Monsieurs von Druckerschwärze fleckige Finger beschmutzen das glänzende Papier, als er das Geschenk zupackte: ein Buch, in grünes Leinen gebunden, die Vorsatzblätter ein Blumengarten von Violett- und Gelbtönen. Das Ende eines rotseidenen Lesebändchens lugte aus dem Fußschnitt hervor. Nachdem er sich die Hände an der Hose abgewischt hatte, blätterte Monsieur die Seiten durch, stoppte hier und da bei einer Illustration. (S. 60)

Doch das ist nicht die einzige Geschichte, die im Buch erzählt wird: Vielmehr erfahren wir, wie sich schon die Eltern der beiden jungen Menschen Anfang des 19. Jahrhunderts kennen und lieben lernten und ihre Existenzen aufzubauen begannen. Geschichten, die nur in Paris spielen können. Wir sehen unsere Protagonisten aufwachsen, in einer Stadt, die so facettenreich und vielseitig wie ein Kaleidoskop ist. Egal wo man auch hin schaut, man entdeckt immer neue Persönlichkeiten und Details, die eine eigene Geschichte erzählen. Wie zum Beispiel den jungen aufstrebenden und doch erfolglosen Künstler Jacob Kalb und den Buchhändlerenkel Henri, der einen besonders schönen grün angestrichenen Kiosk leitet und eine ganz besondere Bindung zu seinen Büchern hat. Ich will an dieser Stelle gar nicht mehr über die einzelnen liebevoll gezeichneten Charaktere schreiben, denn man muss sie einfach selbst kennen lernen.

Abends, wenn die Sonne hinter den Gebäuden am Fluss versank, sah Jacob immer dabei zu, wie der junge Buchhändler einen großen Band aus dem Stand nahm. Der Junge spähte die Uferpromenade hinauf und hinab, vergewisserte sich, dass niemand näher kam, und legte das Buch auf den Boden. Dann schob er sich die Brille auf den Kopf, stellte sich mit beiden Füßen auf die Seiten des aufgeklappten Buches, hob die Arme seitlich empor und wandte das Gesicht zum Himmel. (S. 81)

In diesem Zusammenhang sind wir auch schon beim Schreibstil angekommen. Es wird vom Leser viel Aufmerksamkeit verlangt. Richardson springt vom Heute in die Vergangenheit, von Person zu Person. Schnelle Wechsel folgen aufeinander und zu Beginn muss man ganz schön Aufmerksam sein, um den Faden nicht zu verlieren. Ist man aber erstmal richtig drin – was nicht lang dauert – macht dies keinerlei Probleme mehr und man erliegt dem Charme des Romans.

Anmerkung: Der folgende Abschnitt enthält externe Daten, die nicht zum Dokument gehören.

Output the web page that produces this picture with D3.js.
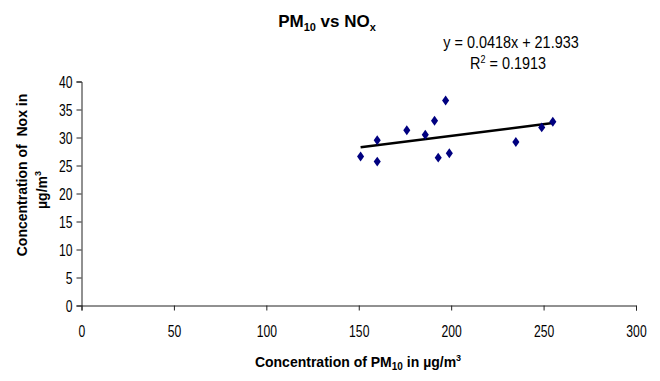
<!DOCTYPE html>
<html>
<head>
<meta charset="utf-8">
<script src="https://cdn.jsdelivr.net/npm/d3@7"></script>
<style>
  html, body { margin: 0; padding: 0; background: #fff; }
  svg { display: block; font-family: Arial, "Liberation Sans", sans-serif; }
</style>
</head>
<body>
<svg id="chart" width="660" height="381"></svg>
<script>
// PM10 vs NOx scatter with a linear trendline, Excel 2003 style.

const pm10 = [151, 160, 160, 176, 186, 191, 193, 197, 199, 235, 249, 255];
const nox = [26.6, 29.5, 25.7, 31.3, 30.5, 33.0, 26.4, 36.6, 27.2, 29.2, 31.8, 32.8];
const xTicks = [0, 50, 100, 150, 200, 250, 300];
const yTicks = [0, 5, 10, 15, 20, 25, 30, 35, 40];
const trendSlope = 0.0418;
const trendIntercept = 21.933;
const equationText = 'y = 0.0418x + 21.933';
const r2Value = '0.1913';

const points = pm10.map((x, i) => ({ x, y: nox[i] }));

const svg = d3.select('#chart');
const x = d3.scaleLinear().domain([0, 300]).range([81.5, 636]);
const y = d3.scaleLinear().domain([0, 40]).range([305.5, 81.5]);

// the reference text is rendered narrower than Arial, squeeze it
function squeeze(sel, k) {
    sel.each(function () {
        const w = this.getComputedTextLength();
        d3.select(this).attr('textLength', w * k).attr('lengthAdjust', 'spacingAndGlyphs');
    });
}

// ---- axes ----
const gx = svg.append('g').attr('transform', `translate(0,${y(0)})`)
    .call(d3.axisBottom(x).tickValues(xTicks).tickSize(5).tickPadding(15));
const gy = svg.append('g').attr('transform', `translate(${x(0)},0)`)
    .call(d3.axisLeft(y).tickValues(yTicks).tickSize(5).tickPadding(4));

[gx, gy].forEach((g) => {
    g.selectAll('path.domain').attr('stroke', '#222').attr('stroke-width', 1);
    g.selectAll('.tick line').attr('stroke', '#222');
    g.selectAll('.tick text')
        .attr('fill', '#000')
        .style('font-size', '16px')
        .style('font-family', 'Arial, "Liberation Sans", sans-serif');
});
gy.selectAll('.tick text').attr('dy', '0.36em');
squeeze(gx.selectAll('.tick text'), 0.76);
squeeze(gy.selectAll('.tick text'), 0.76);

// ---- trendline ----
const xExtent = d3.extent(pm10);
const trend = xExtent.map((v) => ({ x: v, y: trendSlope * v + trendIntercept }));
svg.append('path')
    .datum(trend)
    .attr('fill', 'none')
    .attr('stroke', '#000')
    .attr('stroke-width', 2.5)
    .attr('d', d3.line().x((d) => x(d.x)).y((d) => y(d.y)));

// ---- points: Excel's tall navy diamond ----
const tallDiamond = {
    draw(ctx, size) {
        const r = Math.sqrt(size) / 2;
        ctx.moveTo(0, -r * 1.4);
        ctx.lineTo(r, 0);
        ctx.lineTo(0, r * 1.4);
        ctx.lineTo(-r, 0);
        ctx.closePath();
    },
};
svg.append('g').selectAll('path').data(points).join('path')
    .attr('transform', (d) => `translate(${x(d.x)},${y(d.y)})`)
    .attr('d', d3.symbol().type(tallDiamond).size(50))
    .attr('fill', '#000080');

// ---- title ----
const title = svg.append('text')
    .attr('x', 327).attr('y', 27)
    .attr('text-anchor', 'middle')
    .style('font-size', '17px').style('font-weight', 'bold');
title.append('tspan').text('PM');
title.append('tspan').attr('dy', 4).style('font-size', '11px').text('10');
title.append('tspan').attr('dy', -4).text(' vs NO');
title.append('tspan').attr('dy', 4).style('font-size', '11px').text('x');

// ---- trendline equation ----
const eq = svg.append('text')
    .attr('x', 511).attr('y', 48)
    .attr('text-anchor', 'middle')
    .style('font-size', '16px')
    .text(equationText);
squeeze(eq, 0.9);
const r2 = svg.append('text')
    .attr('x', 508).attr('y', 68.5)
    .attr('text-anchor', 'middle')
    .style('font-size', '16px');
r2.append('tspan').text('R');
r2.append('tspan').attr('dy', -6).style('font-size', '10px').text('2');
r2.append('tspan').attr('dy', 6).text(` = ${r2Value}`);
squeeze(r2, 0.9);

// ---- axis titles ----
const xt = svg.append('text')
    .attr('x', 358).attr('y', 367)
    .attr('text-anchor', 'middle')
    .style('font-size', '14px').style('font-weight', 'bold');
xt.append('tspan').text('Concentration of PM');
xt.append('tspan').attr('dy', 3).style('font-size', '10px').text('10');
xt.append('tspan').attr('dy', -3).text(' in µg/m');
xt.append('tspan').attr('dy', -6).style('font-size', '9px').text('3');

svg.append('text')
    .attr('transform', 'translate(27,175) rotate(-90)')
    .attr('text-anchor', 'middle')
    .style('font-size', '14px').style('font-weight', 'bold')
    .style('white-space', 'pre')
    .text('Concentration of  Nox in');
const yt2 = svg.append('text')
    .attr('transform', 'translate(47,190) rotate(-90)')
    .attr('text-anchor', 'middle')
    .style('font-size', '14px').style('font-weight', 'bold');
yt2.append('tspan').text('µg/m');
yt2.append('tspan').attr('dy', -6).style('font-size', '9px').text('3');
</script>
</body>
</html>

Wie der Scherenschnitt auf dem wundervollen Cover fügen sich die Details nacheinander zusammen. Natürlich ist es jetzt keine mega große Story, die der Roman aufweist, aber die braucht er auch nicht, um zu überzeugen. Es sind die kleinen Dinge, die aus diesem Roman ein kleines Wunder machen. Wie schon erwähnt: Dieser Roman ist ein Kaleidoskop aus Liebe, Schicksal, liebevollst gezeichneten Details und Bildern. Kopfkino ist von der ersten bis zur letzten Seite vorprogrammiert. Mich erinnerte er sowohl an Die Fabelhafte Welt der Amélie als auch an Midnight in Paris von Woody Allen. Durch und durch französisch präsentiert Richardson eine Hommage an Paris, an die Menschen, die Bücher und an die wahre Liebe.